Later in the month, he was denied bail, but perhaps not because of his current arrest. As it turns out, Class has priors, notably a handful of violent crimes, highlighting the fact that past run-ins with the legal system have not acted as a deterrent to his continued criminal behavior.
It was a fairly high-profile arrest, but maybe not as uncommon as it should be considering the state where it was made. The arrest occurred in an area known for high-profile drug crimes.
According to a state log of opioid overdose deaths, 136 confirmed deaths in both May and June were the lowest numbers posted in 2018. Basically, Massachusetts has long been known as a hub for heroin and other opiates, and the current opioid crisis has hit the area harder than most.
The Extent of the Crisis in MA
Several key parts of Massachusetts have long been known as hotbeds for drug use: especially heroin and prescription painkillers. Fall River, in the southern part of the state, has had a noted drug problem for years, so much that there’s a documentary about locally famed Chris Herren, a former NBA player whose career went flat due to his struggles with addiction to opiates.
Some suburbs of Boston and Springfield (central Massachusetts, near where this latest arrest happened) are also known for the availability and wide use of narcotics like heroin and prescription opioids.
According to a Boston Indicators report, the state ranks high in nearly all areas of the nationwide drug crisis, including third in total overdose deaths involving fentanyl, and second in New England in deaths from overdoses to all opioids.

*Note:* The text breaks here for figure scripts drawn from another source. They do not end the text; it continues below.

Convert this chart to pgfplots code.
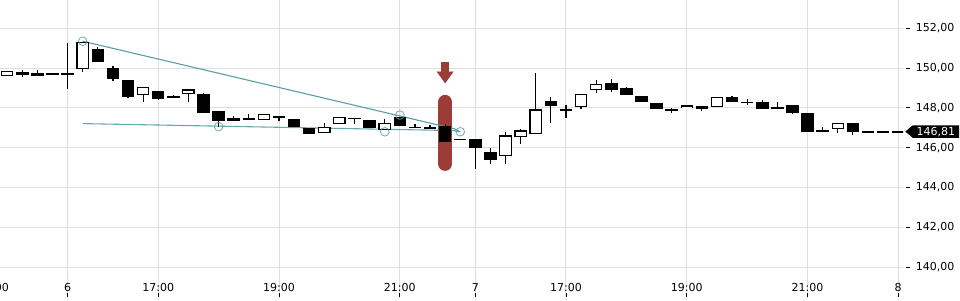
\documentclass[border=0pt]{standalone}
\usepackage{pgfplots}
\pgfplotsset{compat=1.18}
\usepackage{pgfplotstable}
\usepackage{fontspec}
\setmainfont{DejaVu Sans}
\usetikzlibrary{shapes.symbols}
\definecolor{gridgray}{RGB}{222,222,222}
\definecolor{hlred}{RGB}{155,60,54}
\definecolor{trend}{RGB}{88,158,163}

\pgfplotstableread{
i o h l c
0 149.59 149.84 149.59 149.84
1 149.80 149.90 149.57 149.67
2 149.77 149.90 149.62 149.62
3 149.70 149.70 149.70 149.70
4 149.70 151.25 148.93 149.70
5 149.94 151.30 149.80 151.30
6 150.96 151.08 150.31 150.31
7 149.99 150.11 149.37 149.47
8 149.39 149.39 148.51 148.56
9 148.63 149.04 148.28 149.04
10 148.83 148.83 148.38 148.46
11 148.60 148.63 148.51 148.51
12 148.68 148.93 148.28 148.93
13 148.70 148.75 147.76 147.76
14 147.84 147.84 147.06 147.34
15 147.36 147.59 147.36 147.48
16 147.49 147.69 147.38 147.38
17 147.38 147.69 147.38 147.69
18 147.59 147.59 147.36 147.48
19 147.44 147.44 147.05 147.05
20 147.00 147.00 146.70 146.70
21 146.75 147.24 146.75 147.04
22 147.18 147.53 147.18 147.53
23 147.48 147.48 147.21 147.47
24 147.38 147.38 147.00 147.00
25 146.87 147.43 146.87 147.24
26 147.54 147.54 147.11 147.11
27 147.03 147.19 147.03 147.03
28 147.04 147.16 146.94 146.94
29 147.09 147.21 146.30 146.30
30 146.42 146.42 146.42 146.42
31 146.44 146.44 144.95 145.97
32 145.77 145.97 145.17 145.38
33 145.57 146.79 145.20 146.62
34 146.52 146.94 146.20 146.87
35 146.67 149.74 146.67 147.93
36 148.33 148.53 147.26 148.11
37 147.83 148.15 147.51 147.93
38 148.03 148.70 147.96 148.70
39 148.88 149.39 148.76 149.19
40 149.24 149.45 148.81 148.91
41 148.98 149.04 148.66 148.66
42 148.60 148.60 148.31 148.31
43 148.25 148.25 147.96 147.96
44 147.89 147.98 147.73 147.89
45 147.98 148.13 147.98 148.13
46 148.08 148.08 147.86 147.96
47 148.03 148.55 148.03 148.55
48 148.53 148.60 148.31 148.31
49 148.28 148.46 148.16 148.28
50 148.28 148.38 147.96 147.96
51 147.99 148.28 147.99 147.99
52 148.15 148.15 147.68 147.73
53 147.74 147.74 146.80 146.80
54 146.89 147.04 146.80 146.80
55 146.92 147.24 146.75 147.24
56 147.26 147.26 146.65 146.77
57 146.81 146.81 146.81 146.81
58 146.81 146.81 146.81 146.81
59 146.81 146.81 146.81 146.81
}\candles

\begin{document}
\begin{tikzpicture}
\useasboundingbox (0,0) rectangle (960pt,300pt);
\begin{axis}[
  at={(0pt,300pt)}, anchor=north west,
  scale only axis, width=903pt, height=297pt,
  xmin=-0.4768, xmax=59.32, ymin=138.497, ymax=153.422,
  axis line style={draw=none},
  xtick={4,10,18,26,31,37,45,53,59},
  xticklabels={6,17:00,19:00,21:00,7,17:00,19:00,21:00,8},
  ytick={140,142,...,152},
  yticklabels={{140,00},{142,00},{144,00},{146,00},{148,00},{150,00},{152,00}},
  xtick pos=bottom, ytick pos=right, yticklabel pos=right,
  grid=major, major grid style={gridgray, line width=1pt},
  tick align=inside, major tick length=4pt,
  tick style={black, line width=0.9pt},
  ytick style={xshift=7pt},
  xticklabel style={anchor=base, yshift=6pt, font=\fontsize{11}{13}\selectfont},
  yticklabel style={anchor=west, xshift=9.3pt, font=\fontsize{11}{13}\selectfont},
  extra x ticks={-0.47}, extra x tick labels={21:00},
  extra x tick style={grid=none, major tick length=0pt, xticklabel style={xshift=-7pt}},
  extra y ticks={146.81}, extra y tick labels={146{,}81},
  extra y tick style={grid=none, major tick length=0pt,
    yticklabel style={xshift=-7.3pt, fill=black, text=white, shape=signal, signal to=west,
      signal pointer angle=80, inner xsep=4pt, inner ysep=1.5pt, minimum height=11pt}},
  candle/.style={draw=none, mark=none, forget plot, error bars/.cd, y dir=both, y explicit, error mark=none},
]
% highlight
\addplot [candle, error bar style={draw=hlred, line width=14.5pt, line cap=round}]
  coordinates {(29,146.745) +- (0,1.545)};
% arrow shaft and head
\addplot [candle, error bar style={draw=hlred, line width=8.6pt}]
  coordinates {(29,150.065) +- (0,0.245)};
\addplot [only marks, mark=triangle*, mark size=9.64pt,
  mark options={fill=hlred, draw=hlred, line width=0.1pt, yscale=0.8, rotate=180}]
  coordinates {(29,149.63)};
% trend lines
\addplot [trend, line width=1.1pt, mark=none] coordinates {(5,151.35) (29.6,146.95) (30,146.80)};
\addplot [trend, line width=1.1pt, mark=none, opacity=0.9] coordinates {(5,147.21) (29.6,146.86) (30,146.80)};
\addplot [only marks, mark=o, mark size=4.3pt, mark options={draw=trend, line width=0.9pt, fill=none, opacity=0.8}]
  coordinates {(5,151.35) (14,147.06) (25,146.80) (26,147.64) (30,146.80)};
% wicks
\addplot [candle, error bar style={draw=black, line width=1.2pt}]
  table [x=i, y expr={(\thisrow{h}+\thisrow{l})/2}, y error expr={(\thisrow{h}-\thisrow{l})/2}] {\candles};
% bodies
\addplot [candle, error bar style={draw=black, line width=12.5pt}]
  table [x=i, y expr={(\thisrow{o}+\thisrow{c})/2}, y error expr={max(abs(\thisrow{c}-\thisrow{o})/2,0.035)}] {\candles};
\addplot [candle, error bar style={draw=white, line width=10.1pt}]
  table [x=i, y expr={(\thisrow{o}+\thisrow{c})/2}, y error expr={(\thisrow{c}>\thisrow{o}) ? max((\thisrow{c}-\thisrow{o})/2-0.06,0) : 0}] {\candles};
\end{axis}
\end{tikzpicture}
\end{document}
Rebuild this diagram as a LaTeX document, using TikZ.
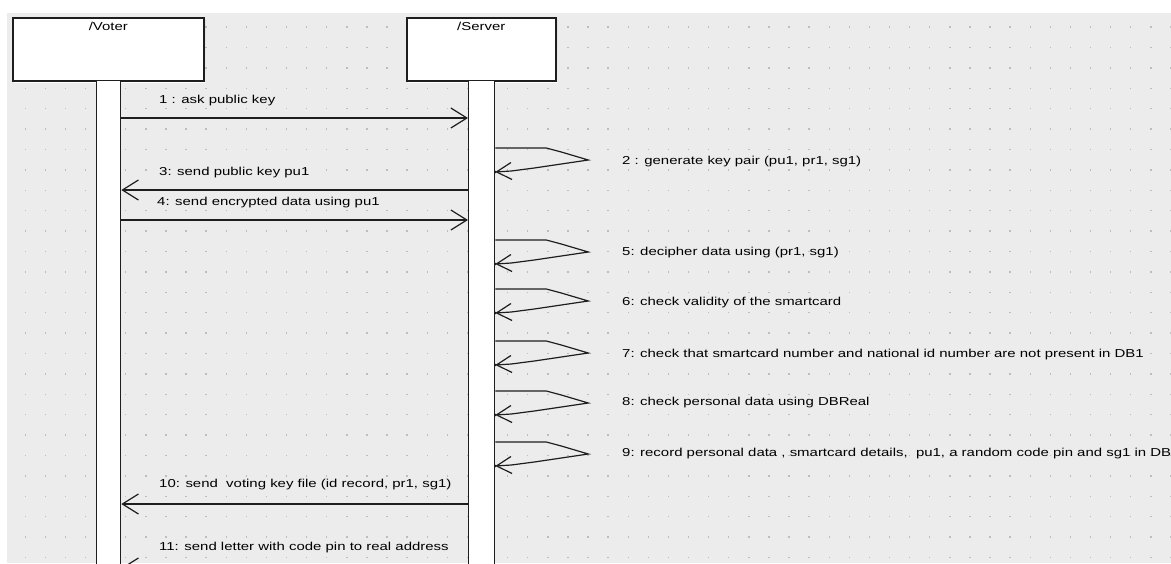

Here’s a shocking statistic about the extent to which the opioid crisis has affected Massachusetts more than the country as a whole: According to the National Institute on Drug Abuse (NIDA), Massachusetts was at a rate of five overdose deaths per 100,000 people, less than two higher than the nationwide average in 1999. As of 2016, Massachusetts’ rate had climbed to nearly 30 per 100,000 people, compared to the national average of 13.3.
This is indicative of the scope of the problem in the U.S. (major) but also the degree to which Massachusetts has seen some of the worst of the damage.
The Arrest in Chicopee
With this in mind, the arrest of Class and his two partners, Jonathan Faust, 30, and Karla Santana, 34, may not have been surprising, but any time such a large stockpile of drugs is found, it’s something of a success for law enforcement officers.
Along with the cocaine and heroin, Class was found in possession of $36,000 in cash and several firearms.
Amazingly, when his hearing occurred, the court found out that Class had two other open felony trafficking charges being processed, from 2013 and 2015. In both cases, he had received $100,000 in bail and was released, only to continue his “business” after being freed.
The judge in his latest case was amazed that the offender was able to secure bail in the last two cases and made the quick decision to revoke his opportunity to be freed — at least for now — in this one.
At FHE Health, we’ve been quick to publicize and support bills signed to treat drug offenders as sick people and not criminals, but drug traffickers are another story. This arrest is a big victory for the law enforcement officials involved, as well the state of Massachusetts itself.